I have at the time of writing not actually played Brora, but my Mom says we used to pass the golf course on our highland vacations when I was a kid. I do, however, recall it seemed to be wonderful area with lovely beaches and seas, even if it probably was as high as the mid 50's. Kids and golfers on vacation don't care about the weather right?
From the Club's website: Brora Golf Club was established in 1891 and recently celebrated its 125th anniversary. Originally 9 holes until around 1900 when the club was extended to 18 holes. In 1923 James Braid, five times Open Champion and a prolific designer of golf courses, was invited to visit by the club committee. This he did in 1924 and for the princely sum of £25 plus travelling expenses, submitted plans for a redesigned 18 hole layout. This was largely implemented as he suggested and remains mostly unchanged to this day. It remains a fair and challenging test of true links golf.
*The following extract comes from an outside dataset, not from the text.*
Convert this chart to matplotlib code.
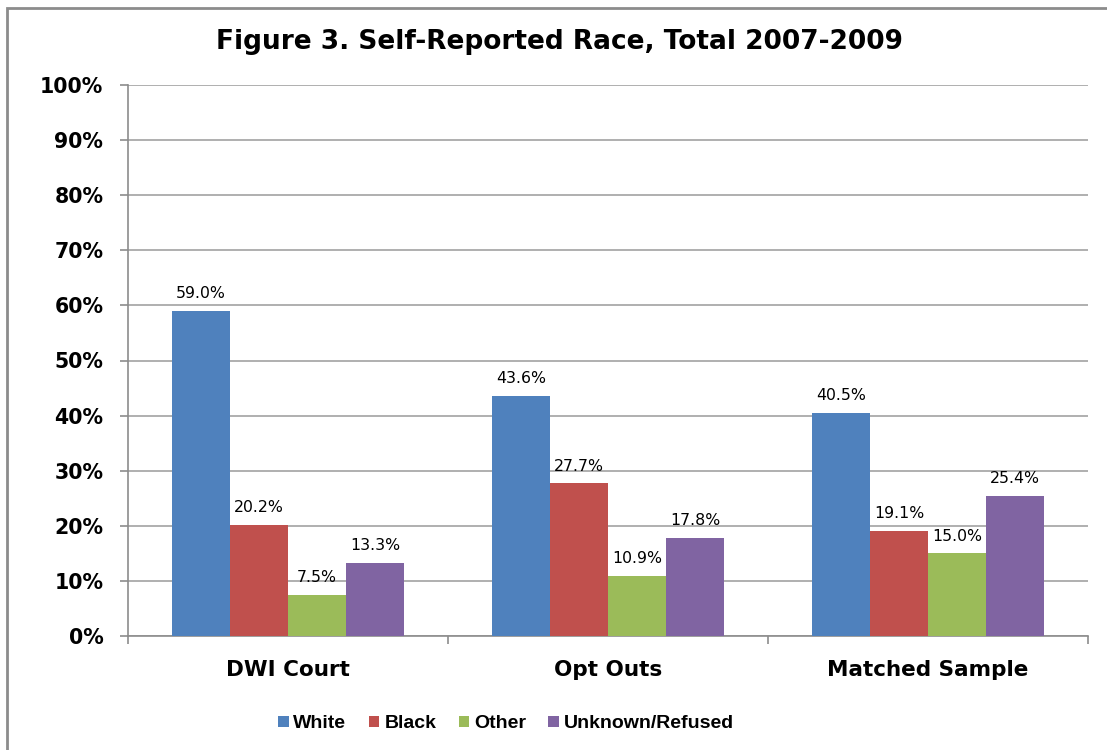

Here's a link to the Club's website: https://broragolfclub.co.uk
Gleneagles may be more glamorous, Carnoustie more prestigious. It is Brora which is the most northerly golf memorial to James Braid in his native Scotland.
Brora is also the headquarters of the James Braid Golfing Society, and while its President, Peter Thomson, and fellow member Ronan Rafferty annually enthuse, the club golfer, the bedrock of the game, will derive equal pleasure and satisfaction from Brora's 6110 yards.
Given 194 acres of Scottish links land to work on, what in 1923 was entitled "Braid's Plan" is hardly altered. Here the visitor will enjoy the mixture of bent grass and beach sand, burn water and gorse in glorious yellow May bloom. There is even a railway which comes into play from the tenth tee.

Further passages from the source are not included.